De acordo com o Guardian, Rajabi e Tamjidi procuraram asilo na Turquia, depois de terem sido libertados, onde passaram algumas semanas em campos de refugiados, tendo sido deportados no fim de dezembro. Após um primeiro julgamento à porta fechada já em janeiro, foram condenados por crimes como sabotagem, assalto à mão armada e saída ilegal do país.
Grupos de direitos humanos condenam sentença

A confirmação da pena de morte, na terça-feira, foi a primeira declaração de Teerão sobre o julgamento dos manifestantes Amirhossein Moradi, Mohammad Rajabi e Saeed Tamjidi.

Mas algumas discrepâncias relatadas e a denúncia de maus-tratos aos acusados ​​durante a detenção estão a gerar controvérsia, e o grupos de defesa dos direitos humanos estão a pedir às autoridades iranianas que revoguem as sentenças.

O anúncio das sentenças aplicadas aos três manifestantes provocou uma onda de protestos na Internet, envolvendo importantes influenciadores das redes sociais iranianas, atores, cineastas, políticos e atletas, que publicaram os nomes dos acusados e a hashtag "Não execute".

A Amnistia Internacional instou o líder supremo do Irão, o aiatolá Ali Khamenei, a revogar as decisões.

"Khamenei do Irão deve anular as sentenças de morte dos manifestantes Amirhossein Moradi, Saeed Tamjidi e Mohammad Rajabi imediatamente", twittou a Amnistia. "O julgamento deles foi injusto e eles disseram que foram submetidos a tortura por espancamento, choques elétricos e que foram pendurados de cabeça para baixo".

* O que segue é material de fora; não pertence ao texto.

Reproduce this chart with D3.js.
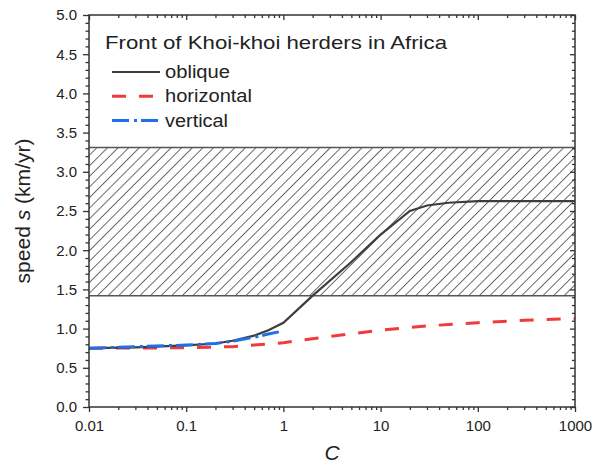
<!DOCTYPE html>
<html><head><meta charset="utf-8">
<script src="https://cdn.jsdelivr.net/npm/d3@7"></script>
<style>body{margin:0;background:#fff}svg{font-family:Arial,"Liberation Sans",sans-serif}</style>
</head><body><svg id="c" width="603" height="470"></svg>
<script>
const obliqueC = [0.01,0.03,0.1,0.2,0.3,0.5,0.7,1,2,5,10,20,30,50,100,1000];
const obliqueS = [0.75,0.76,0.785,0.81,0.845,0.91,0.98,1.075,1.42,1.85,2.2,2.5,2.57,2.605,2.625,2.625];
const horizC = [0.01,0.1,0.3,0.5,1,3,10,30,100,300,1000];
const horizS = [0.75,0.755,0.77,0.79,0.82,0.9,0.98,1.035,1.075,1.105,1.13];
const vertC = [0.01,0.1,0.2,0.3,0.5,0.7,1];
const vertS = [0.75,0.79,0.81,0.84,0.89,0.93,0.97];
const band = [1.42, 3.31];
const xTicks = [0.01,0.1,1,10,100,1000];
const xTickLabels = ["0.01","0.1","1","10","100","1000"];
const yTicks = [0,0.5,1,1.5,2,2.5,3,3.5,4,4.5,5];
const seriesNames = ["oblique","horizontal","vertical"];
const legendTitle = "Front of Khoi-khoi herders in Africa";

const svg = d3.select("#c");
const L=89,R=575,T=15,B=407;
const x = d3.scaleLog().domain([0.01,1000]).range([L,R]);
const y = d3.scaleLinear().domain([0,5]).range([B,T]);

const defs = svg.append("defs");
const pat = defs.append("pattern").attr("id","hatch").attr("patternUnits","userSpaceOnUse")
  .attr("width",7.5).attr("height",7.5).attr("patternTransform","rotate(45)");
pat.append("line").attr("x1",0).attr("y1",0).attr("x2",0).attr("y2",7.5).attr("stroke","#000").attr("stroke-width",1.15);

// band
svg.append("rect").attr("x",L).attr("width",R-L).attr("y",y(band[1])).attr("height",y(band[0])-y(band[1]))
  .attr("fill","url(#hatch)");
band.forEach(v=>svg.append("line").attr("x1",L).attr("x2",R).attr("y1",y(v)).attr("y2",y(v)).attr("stroke","#555").attr("stroke-width",1.5));

const line = d3.line().x(d=>x(d[0])).y(d=>y(d[1]));
const styles = [
  {c:"#3d3d3d",w:2.2,dash:null},
  {c:"#f03a3c",w:3,dash:"14,13"},
  {c:"#1f6fe8",w:3,dash:"17,5,3,4"}
];
const data = [d3.zip(obliqueC,obliqueS), d3.zip(horizC,horizS), d3.zip(vertC,vertS)];
[1,0,2].forEach(i=>{
  svg.append("path").attr("d",line(data[i])).attr("fill","none").attr("stroke",styles[i].c)
    .attr("stroke-width",styles[i].w).attr("stroke-dasharray",styles[i].dash);
});

// frame
svg.append("rect").attr("x",L).attr("y",T).attr("width",R-L).attr("height",B-T).attr("fill","none").attr("stroke","#333").attr("stroke-width",1.5);

// axes
const minorX = [];
for(let e=-2;e<3;e++) for(let k=2;k<10;k++) minorX.push(k*Math.pow(10,e));
const minorY = d3.range(0,51).map(i=>i/10).filter(v=>Math.abs(v*2-Math.round(v*2))>1e-6);

const bx = svg.append("g").attr("transform",`translate(0,${B})`).call(d3.axisBottom(x).tickValues(xTicks).tickFormat((d,i)=>xTickLabels[i]).tickSize(5).tickPadding(8));
const bxm = svg.append("g").attr("transform",`translate(0,${B})`).call(d3.axisBottom(x).tickValues(minorX).tickFormat("").tickSize(3));
const tx = svg.append("g").attr("transform",`translate(0,${T})`).call(d3.axisBottom(x).tickValues(xTicks).tickFormat("").tickSize(5));
const txm = svg.append("g").attr("transform",`translate(0,${T})`).call(d3.axisBottom(x).tickValues(minorX).tickFormat("").tickSize(3));
const ly = svg.append("g").attr("transform",`translate(${L},0)`).call(d3.axisLeft(y).tickValues(yTicks).tickFormat(d3.format(".1f")).tickSize(6).tickPadding(6));
const lym = svg.append("g").attr("transform",`translate(${L},0)`).call(d3.axisLeft(y).tickValues(minorY).tickFormat("").tickSize(3.5));
const ry = svg.append("g").attr("transform",`translate(${R},0)`).call(d3.axisLeft(y).tickValues(yTicks).tickFormat("").tickSize(5));
const rym = svg.append("g").attr("transform",`translate(${R},0)`).call(d3.axisLeft(y).tickValues(minorY).tickFormat("").tickSize(3));
[bx,bxm,tx,txm,ly,lym,ry,rym].forEach(g=>{
  g.select(".domain").remove();
  g.selectAll(".tick line").attr("stroke","#333").attr("stroke-width",1.3);
  g.selectAll(".tick text").attr("fill","#222").style("font-size","15px");
});

// axis titles
const yt = svg.append("text").attr("transform",`translate(30,${(T+B)/2}) rotate(-90)`).attr("text-anchor","middle")
  .style("font-size","20px").attr("fill","#222").attr("textLength",145).attr("lengthAdjust","spacingAndGlyphs");
yt.append("tspan").text("speed ");
yt.append("tspan").text("s").style("font-style","italic");
yt.append("tspan").text(" (km/yr)");
svg.append("text").attr("x",(L+R)/2).attr("y",460).attr("text-anchor","middle").style("font-size","21px").style("font-style","italic").attr("fill","#222").text("C");

// legend
svg.append("text").attr("x",105).attr("y",48.5).style("font-size","19px").attr("fill","#222")
  .attr("textLength",342).attr("lengthAdjust","spacingAndGlyphs").text(legendTitle);
const legW = [65,87,63];
seriesNames.forEach((n,i)=>{
  const yy = 72 + i*24.3;
  svg.append("line").attr("x1",112).attr("x2",160).attr("y1",yy).attr("y2",yy).attr("stroke",styles[i].c)
    .attr("stroke-width",styles[i].w).attr("stroke-dasharray",styles[i].dash);
  svg.append("text").attr("x",165).attr("y",yy+6).style("font-size","17.5px").attr("fill","#222")
    .attr("textLength",legW[i]).attr("lengthAdjust","spacingAndGlyphs").text(n);
});
</script></body></html>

Também a organização Human Rights Watch pediu a revogação imediata da decisão: "Estas sentenças foram proferidas sob acusações de segurança nacional vagamente definidas, e os réus tiveram acesso restrito a advogados e alegaram que as autoridades os torturaram ou espancaram para conseguir confissões coagidas", escreveu ainda Tara Sepehri Far, invesigadora do HRW no Irã .




Algumas personalidades da sociedade iraniana também se manifestaram contra a sentença anunciada na terça-feira, incluindo Hossein Mahini, jogador da equipa nacional de futebol, e o ex-vice-presidente Mohammad Ali Abtahi, que aconselhou o governo iraniano a não ser teimoso diante de protestos públicos.

"Uma parte importante deste sistema, no caso de protestos, acredita que as medidas devem ser reforçadas", escreveu Abtahi. "Escrevi muitas vezes que o sistema não tem espaço para ser teimoso".

Em resposta à onda de protestos online, as autoridades do Irão suspenderam o acesso à Internet durante a noite de terça-feira. Uma organização de monitorização da Internet, a NetBlocks, confirmou as interrupções e as medidas do governo para limitar as comunicações online no país.


Não é a primeira vez, aliás, que Teerão limita e bloqueia o acesso à Internet como resposta a dissidência generalizada ou a apelos a manifestar.

Numa entrevista divulgada no sábado pelo jornal reformador Charq, o advogado dos acusados criticou o julgamento, afirmando que a defesa não teve acesso aos dossiês.

Segundo o advogado Mostafa Nili, aquelas três pessoas estavam nas manifestações de novembro "porque a sua vida tinha sido afetada pelo elevado preço do combustível".

Nili disse que a defesa vai exigir um novo julgamento, sublinhando que os homens "insistem que não cometeram qualquer ato de sabotagem, incêndio ou distúrbio" e que não existe "qualquer documento" provando más ações, além das suas "próprias confissões", que renegaram durante o julgamento.

Recorde-se que um forte aumento nos preços subsidiados da gasolina levou a quatro dias de agitação em muitas cidades do Irão, onde a Amnistia acredita que mais de 300 pessoas foram mortas em confrontos com forças policiais e de segurança.

Em 2019, o grupo defesa de direitos humanos classificou o Irão como o segundo país do mundo com maior número de execuções realizadas. Estima-se que tenham sido executadas pelo menos 251 pessoas só no ano passado, neste país.